Short task: Write the data out again exactly, dropping any images it holds.
-- BEGIN --
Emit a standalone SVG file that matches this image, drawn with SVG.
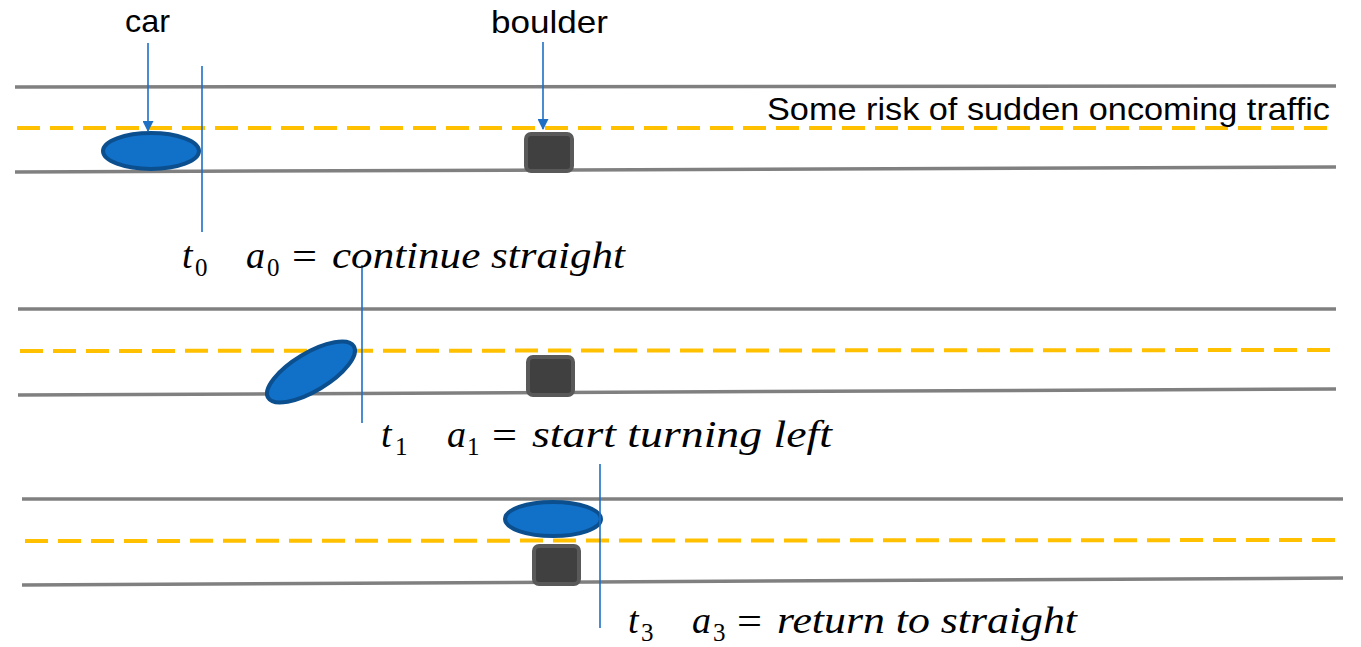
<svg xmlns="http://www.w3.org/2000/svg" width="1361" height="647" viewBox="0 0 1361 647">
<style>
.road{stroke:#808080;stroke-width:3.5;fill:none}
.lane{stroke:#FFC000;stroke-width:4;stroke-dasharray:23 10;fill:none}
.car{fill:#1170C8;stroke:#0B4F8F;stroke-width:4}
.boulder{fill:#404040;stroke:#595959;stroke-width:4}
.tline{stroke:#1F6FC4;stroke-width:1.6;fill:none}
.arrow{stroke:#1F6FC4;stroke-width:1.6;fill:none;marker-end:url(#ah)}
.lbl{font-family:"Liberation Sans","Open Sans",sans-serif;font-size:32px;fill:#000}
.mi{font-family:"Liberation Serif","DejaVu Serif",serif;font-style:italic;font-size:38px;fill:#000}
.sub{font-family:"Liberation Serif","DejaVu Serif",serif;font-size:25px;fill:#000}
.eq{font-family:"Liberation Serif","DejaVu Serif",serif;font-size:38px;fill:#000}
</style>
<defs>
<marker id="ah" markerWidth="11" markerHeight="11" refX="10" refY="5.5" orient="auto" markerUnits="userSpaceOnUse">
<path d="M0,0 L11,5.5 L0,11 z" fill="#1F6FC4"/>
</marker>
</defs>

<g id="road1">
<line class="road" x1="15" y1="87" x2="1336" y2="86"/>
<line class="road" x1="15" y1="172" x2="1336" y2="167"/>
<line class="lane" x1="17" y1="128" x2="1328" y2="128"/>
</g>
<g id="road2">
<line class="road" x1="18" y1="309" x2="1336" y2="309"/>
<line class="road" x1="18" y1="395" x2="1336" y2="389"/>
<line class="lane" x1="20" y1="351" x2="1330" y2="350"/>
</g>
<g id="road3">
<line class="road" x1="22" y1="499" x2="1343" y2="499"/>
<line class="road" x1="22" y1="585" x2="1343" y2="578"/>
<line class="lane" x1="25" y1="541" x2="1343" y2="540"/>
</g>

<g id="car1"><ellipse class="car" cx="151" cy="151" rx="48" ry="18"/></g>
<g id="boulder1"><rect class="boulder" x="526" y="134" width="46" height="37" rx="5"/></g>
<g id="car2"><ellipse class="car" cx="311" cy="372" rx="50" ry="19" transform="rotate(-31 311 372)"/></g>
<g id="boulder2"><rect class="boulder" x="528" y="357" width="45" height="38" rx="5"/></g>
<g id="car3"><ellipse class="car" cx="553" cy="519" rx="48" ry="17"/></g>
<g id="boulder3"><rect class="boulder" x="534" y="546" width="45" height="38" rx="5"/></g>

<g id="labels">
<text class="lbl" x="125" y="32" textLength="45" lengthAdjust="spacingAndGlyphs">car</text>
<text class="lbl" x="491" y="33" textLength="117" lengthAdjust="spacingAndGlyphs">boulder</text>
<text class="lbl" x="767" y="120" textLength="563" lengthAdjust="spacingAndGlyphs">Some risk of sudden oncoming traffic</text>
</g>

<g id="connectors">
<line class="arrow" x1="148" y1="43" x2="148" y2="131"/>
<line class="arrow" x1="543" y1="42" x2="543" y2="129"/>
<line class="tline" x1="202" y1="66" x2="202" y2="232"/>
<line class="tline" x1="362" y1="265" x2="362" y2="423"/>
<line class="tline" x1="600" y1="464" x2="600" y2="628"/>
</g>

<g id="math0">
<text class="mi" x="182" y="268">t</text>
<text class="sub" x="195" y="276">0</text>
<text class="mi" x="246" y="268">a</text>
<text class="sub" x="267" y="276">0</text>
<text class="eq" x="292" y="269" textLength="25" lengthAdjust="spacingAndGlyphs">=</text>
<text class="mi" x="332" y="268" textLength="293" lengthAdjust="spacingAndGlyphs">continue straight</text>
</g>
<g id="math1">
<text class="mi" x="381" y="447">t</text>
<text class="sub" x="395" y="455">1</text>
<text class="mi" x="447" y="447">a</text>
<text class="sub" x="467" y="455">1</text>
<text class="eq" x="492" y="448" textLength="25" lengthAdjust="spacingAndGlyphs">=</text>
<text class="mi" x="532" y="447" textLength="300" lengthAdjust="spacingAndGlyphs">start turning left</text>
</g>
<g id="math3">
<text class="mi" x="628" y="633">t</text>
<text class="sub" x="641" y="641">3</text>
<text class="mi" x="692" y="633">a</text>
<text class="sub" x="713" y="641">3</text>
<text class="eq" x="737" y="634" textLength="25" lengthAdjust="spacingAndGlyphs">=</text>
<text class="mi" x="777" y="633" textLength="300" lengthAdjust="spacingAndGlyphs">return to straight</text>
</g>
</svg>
-- END --
Solved exercise:
Emit a standalone SVG file that matches this image, drawn with SVG.
<svg xmlns="http://www.w3.org/2000/svg" width="1361" height="647" viewBox="0 0 1361 647">
<style>
.road{stroke:#808080;stroke-width:3.5;fill:none}
.lane{stroke:#FFC000;stroke-width:4;stroke-dasharray:23 10;fill:none}
.car{fill:#1170C8;stroke:#0B4F8F;stroke-width:4}
.boulder{fill:#404040;stroke:#595959;stroke-width:4}
.tline{stroke:#1F6FC4;stroke-width:1.6;fill:none}
.arrow{stroke:#1F6FC4;stroke-width:1.6;fill:none;marker-end:url(#ah)}
.lbl{font-family:"Liberation Sans","Open Sans",sans-serif;font-size:32px;fill:#000}
.mi{font-family:"Liberation Serif","DejaVu Serif",serif;font-style:italic;font-size:38px;fill:#000}
.sub{font-family:"Liberation Serif","DejaVu Serif",serif;font-size:25px;fill:#000}
.eq{font-family:"Liberation Serif","DejaVu Serif",serif;font-size:38px;fill:#000}
</style>
<defs>
<marker id="ah" markerWidth="11" markerHeight="11" refX="10" refY="5.5" orient="auto" markerUnits="userSpaceOnUse">
<path d="M0,0 L11,5.5 L0,11 z" fill="#1F6FC4"/>
</marker>
</defs>

<g id="road1">
<line class="road" x1="15" y1="87" x2="1336" y2="86"/>
<line class="road" x1="15" y1="172" x2="1336" y2="167"/>
<line class="lane" x1="17" y1="128" x2="1328" y2="128"/>
</g>
<g id="road2">
<line class="road" x1="18" y1="309" x2="1336" y2="309"/>
<line class="road" x1="18" y1="395" x2="1336" y2="389"/>
<line class="lane" x1="20" y1="351" x2="1330" y2="350"/>
</g>
<g id="road3">
<line class="road" x1="22" y1="499" x2="1343" y2="499"/>
<line class="road" x1="22" y1="585" x2="1343" y2="578"/>
<line class="lane" x1="25" y1="541" x2="1343" y2="540"/>
</g>

<g id="car1"><ellipse class="car" cx="151" cy="151" rx="48" ry="18"/></g>
<g id="boulder1"><rect class="boulder" x="526" y="134" width="46" height="37" rx="5"/></g>
<g id="car2"><ellipse class="car" cx="311" cy="372" rx="50" ry="19" transform="rotate(-31 311 372)"/></g>
<g id="boulder2"><rect class="boulder" x="528" y="357" width="45" height="38" rx="5"/></g>
<g id="car3"><ellipse class="car" cx="553" cy="519" rx="48" ry="17"/></g>
<g id="boulder3"><rect class="boulder" x="534" y="546" width="45" height="38" rx="5"/></g>

<g id="labels">
<text class="lbl" x="125" y="32" textLength="45" lengthAdjust="spacingAndGlyphs">car</text>
<text class="lbl" x="491" y="33" textLength="117" lengthAdjust="spacingAndGlyphs">boulder</text>
<text class="lbl" x="767" y="120" textLength="563" lengthAdjust="spacingAndGlyphs">Some risk of sudden oncoming traffic</text>
</g>

<g id="connectors">
<line class="arrow" x1="148" y1="43" x2="148" y2="131"/>
<line class="arrow" x1="543" y1="42" x2="543" y2="129"/>
<line class="tline" x1="202" y1="66" x2="202" y2="232"/>
<line class="tline" x1="362" y1="265" x2="362" y2="423"/>
<line class="tline" x1="600" y1="464" x2="600" y2="628"/>
</g>

<g id="math0">
<text class="mi" x="182" y="268">t</text>
<text class="sub" x="195" y="276">0</text>
<text class="mi" x="246" y="268">a</text>
<text class="sub" x="267" y="276">0</text>
<text class="eq" x="292" y="269" textLength="25" lengthAdjust="spacingAndGlyphs">=</text>
<text class="mi" x="332" y="268" textLength="293" lengthAdjust="spacingAndGlyphs">continue straight</text>
</g>
<g id="math1">
<text class="mi" x="381" y="447">t</text>
<text class="sub" x="395" y="455">1</text>
<text class="mi" x="447" y="447">a</text>
<text class="sub" x="467" y="455">1</text>
<text class="eq" x="492" y="448" textLength="25" lengthAdjust="spacingAndGlyphs">=</text>
<text class="mi" x="532" y="447" textLength="300" lengthAdjust="spacingAndGlyphs">start turning left</text>
</g>
<g id="math3">
<text class="mi" x="628" y="633">t</text>
<text class="sub" x="641" y="641">3</text>
<text class="mi" x="692" y="633">a</text>
<text class="sub" x="713" y="641">3</text>
<text class="eq" x="737" y="634" textLength="25" lengthAdjust="spacingAndGlyphs">=</text>
<text class="mi" x="777" y="633" textLength="300" lengthAdjust="spacingAndGlyphs">return to straight</text>
</g>
</svg>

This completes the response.